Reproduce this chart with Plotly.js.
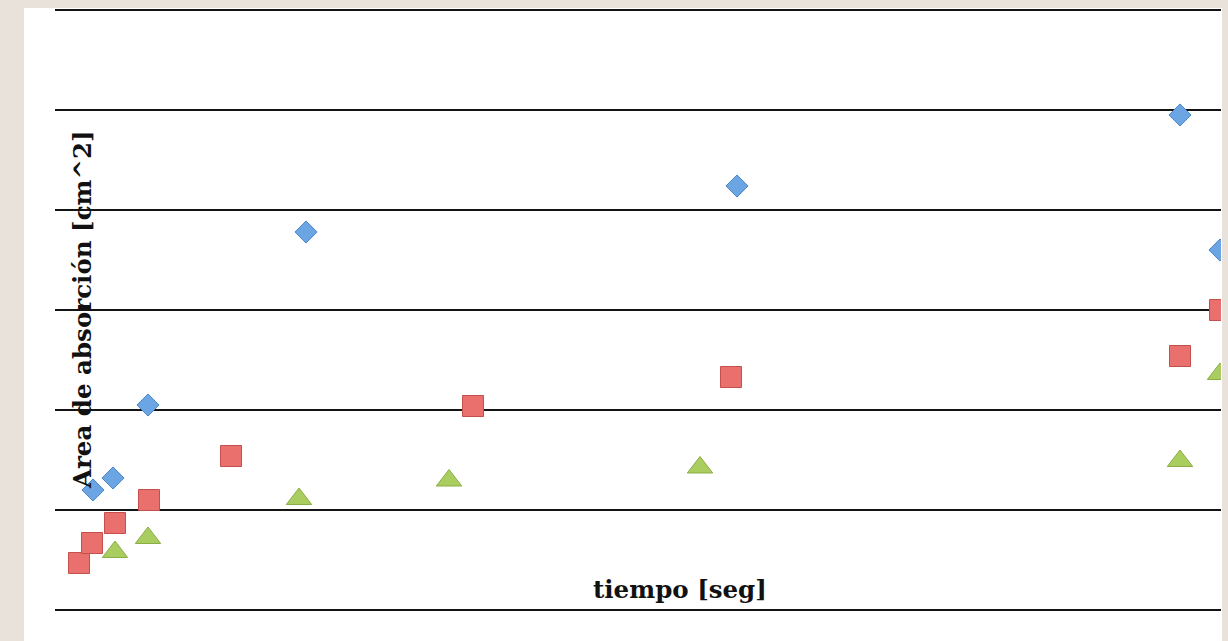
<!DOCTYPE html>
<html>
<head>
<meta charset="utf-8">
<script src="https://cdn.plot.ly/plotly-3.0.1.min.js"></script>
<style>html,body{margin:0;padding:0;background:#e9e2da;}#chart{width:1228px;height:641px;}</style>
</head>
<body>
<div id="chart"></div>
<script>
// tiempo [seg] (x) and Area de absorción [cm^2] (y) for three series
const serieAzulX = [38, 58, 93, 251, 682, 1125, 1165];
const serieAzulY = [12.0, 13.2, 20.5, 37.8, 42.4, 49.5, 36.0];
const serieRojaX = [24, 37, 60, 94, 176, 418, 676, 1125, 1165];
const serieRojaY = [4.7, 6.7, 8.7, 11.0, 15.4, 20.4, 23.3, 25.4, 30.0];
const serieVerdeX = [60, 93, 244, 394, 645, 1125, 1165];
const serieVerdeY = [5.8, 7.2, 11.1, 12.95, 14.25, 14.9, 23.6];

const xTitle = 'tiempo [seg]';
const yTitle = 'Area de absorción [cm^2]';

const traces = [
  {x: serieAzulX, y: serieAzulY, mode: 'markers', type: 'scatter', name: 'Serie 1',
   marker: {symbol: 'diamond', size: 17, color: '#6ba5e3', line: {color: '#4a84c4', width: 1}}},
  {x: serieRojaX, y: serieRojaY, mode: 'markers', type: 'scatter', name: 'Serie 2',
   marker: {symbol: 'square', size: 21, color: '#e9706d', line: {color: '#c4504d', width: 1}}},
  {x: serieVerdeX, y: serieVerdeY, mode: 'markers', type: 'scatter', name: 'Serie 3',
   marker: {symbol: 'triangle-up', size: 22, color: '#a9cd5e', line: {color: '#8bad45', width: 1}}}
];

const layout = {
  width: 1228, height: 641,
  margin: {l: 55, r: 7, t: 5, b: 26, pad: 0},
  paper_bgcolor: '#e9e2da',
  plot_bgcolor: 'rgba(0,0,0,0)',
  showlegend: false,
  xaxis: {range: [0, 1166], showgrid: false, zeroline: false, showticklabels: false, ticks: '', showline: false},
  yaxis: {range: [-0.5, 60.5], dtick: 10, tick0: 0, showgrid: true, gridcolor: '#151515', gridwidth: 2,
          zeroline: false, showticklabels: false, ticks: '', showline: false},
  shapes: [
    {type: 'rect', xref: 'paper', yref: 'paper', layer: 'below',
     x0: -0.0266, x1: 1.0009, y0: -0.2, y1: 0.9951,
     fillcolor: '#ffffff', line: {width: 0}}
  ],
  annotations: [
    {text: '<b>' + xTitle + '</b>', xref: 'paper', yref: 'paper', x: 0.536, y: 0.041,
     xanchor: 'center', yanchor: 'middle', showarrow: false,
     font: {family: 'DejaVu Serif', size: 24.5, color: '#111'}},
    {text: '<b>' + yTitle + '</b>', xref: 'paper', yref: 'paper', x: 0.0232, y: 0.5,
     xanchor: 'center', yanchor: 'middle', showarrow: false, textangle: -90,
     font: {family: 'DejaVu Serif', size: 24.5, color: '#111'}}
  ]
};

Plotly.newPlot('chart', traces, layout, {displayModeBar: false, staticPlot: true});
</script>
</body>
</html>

━━━━━━

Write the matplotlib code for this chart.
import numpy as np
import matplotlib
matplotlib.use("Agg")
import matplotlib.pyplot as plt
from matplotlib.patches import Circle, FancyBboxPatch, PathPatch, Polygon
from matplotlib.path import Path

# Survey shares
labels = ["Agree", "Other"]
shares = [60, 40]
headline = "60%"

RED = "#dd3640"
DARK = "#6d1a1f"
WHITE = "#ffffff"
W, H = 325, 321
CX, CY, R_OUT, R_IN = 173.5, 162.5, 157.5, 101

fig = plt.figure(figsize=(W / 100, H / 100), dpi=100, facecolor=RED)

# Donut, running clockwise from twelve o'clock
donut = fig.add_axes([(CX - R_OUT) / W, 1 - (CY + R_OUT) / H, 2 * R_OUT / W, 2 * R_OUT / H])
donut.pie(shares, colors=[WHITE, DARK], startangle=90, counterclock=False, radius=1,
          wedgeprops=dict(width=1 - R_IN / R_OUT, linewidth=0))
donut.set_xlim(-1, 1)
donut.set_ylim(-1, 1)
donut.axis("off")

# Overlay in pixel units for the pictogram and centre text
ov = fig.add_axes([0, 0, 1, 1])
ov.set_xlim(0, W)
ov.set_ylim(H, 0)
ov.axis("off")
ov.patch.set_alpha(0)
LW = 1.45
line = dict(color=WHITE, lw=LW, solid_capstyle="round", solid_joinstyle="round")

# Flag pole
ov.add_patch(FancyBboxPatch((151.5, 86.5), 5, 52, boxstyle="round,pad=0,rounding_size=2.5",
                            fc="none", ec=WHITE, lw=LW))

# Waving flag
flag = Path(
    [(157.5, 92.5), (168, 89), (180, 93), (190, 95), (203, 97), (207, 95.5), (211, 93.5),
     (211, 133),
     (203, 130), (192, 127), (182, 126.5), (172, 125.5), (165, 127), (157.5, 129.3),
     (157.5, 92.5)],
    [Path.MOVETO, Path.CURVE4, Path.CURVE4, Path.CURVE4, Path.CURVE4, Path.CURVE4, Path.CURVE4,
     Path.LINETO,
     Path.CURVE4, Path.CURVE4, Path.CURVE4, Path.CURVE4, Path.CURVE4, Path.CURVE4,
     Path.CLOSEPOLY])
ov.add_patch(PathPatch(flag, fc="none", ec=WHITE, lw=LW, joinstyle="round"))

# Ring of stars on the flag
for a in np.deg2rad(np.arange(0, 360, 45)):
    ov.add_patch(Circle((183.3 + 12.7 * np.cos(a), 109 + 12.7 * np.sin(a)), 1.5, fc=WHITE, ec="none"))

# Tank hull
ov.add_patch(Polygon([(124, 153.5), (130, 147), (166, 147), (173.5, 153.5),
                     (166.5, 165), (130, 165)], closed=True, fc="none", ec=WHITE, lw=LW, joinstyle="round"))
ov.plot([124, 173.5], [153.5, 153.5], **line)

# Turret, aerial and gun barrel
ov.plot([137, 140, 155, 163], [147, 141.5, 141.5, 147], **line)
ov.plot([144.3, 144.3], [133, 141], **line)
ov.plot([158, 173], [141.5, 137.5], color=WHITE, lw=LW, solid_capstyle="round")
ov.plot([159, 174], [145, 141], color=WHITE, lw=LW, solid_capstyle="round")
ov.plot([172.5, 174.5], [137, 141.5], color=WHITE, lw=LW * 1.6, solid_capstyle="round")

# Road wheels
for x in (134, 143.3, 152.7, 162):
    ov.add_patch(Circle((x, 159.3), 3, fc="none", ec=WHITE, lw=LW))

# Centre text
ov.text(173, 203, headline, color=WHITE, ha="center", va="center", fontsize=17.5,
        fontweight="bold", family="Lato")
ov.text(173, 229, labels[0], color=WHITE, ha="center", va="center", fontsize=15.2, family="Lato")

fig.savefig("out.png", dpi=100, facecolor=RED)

━━━━━━

Give only the number of lines in the records that contain the string "this".

2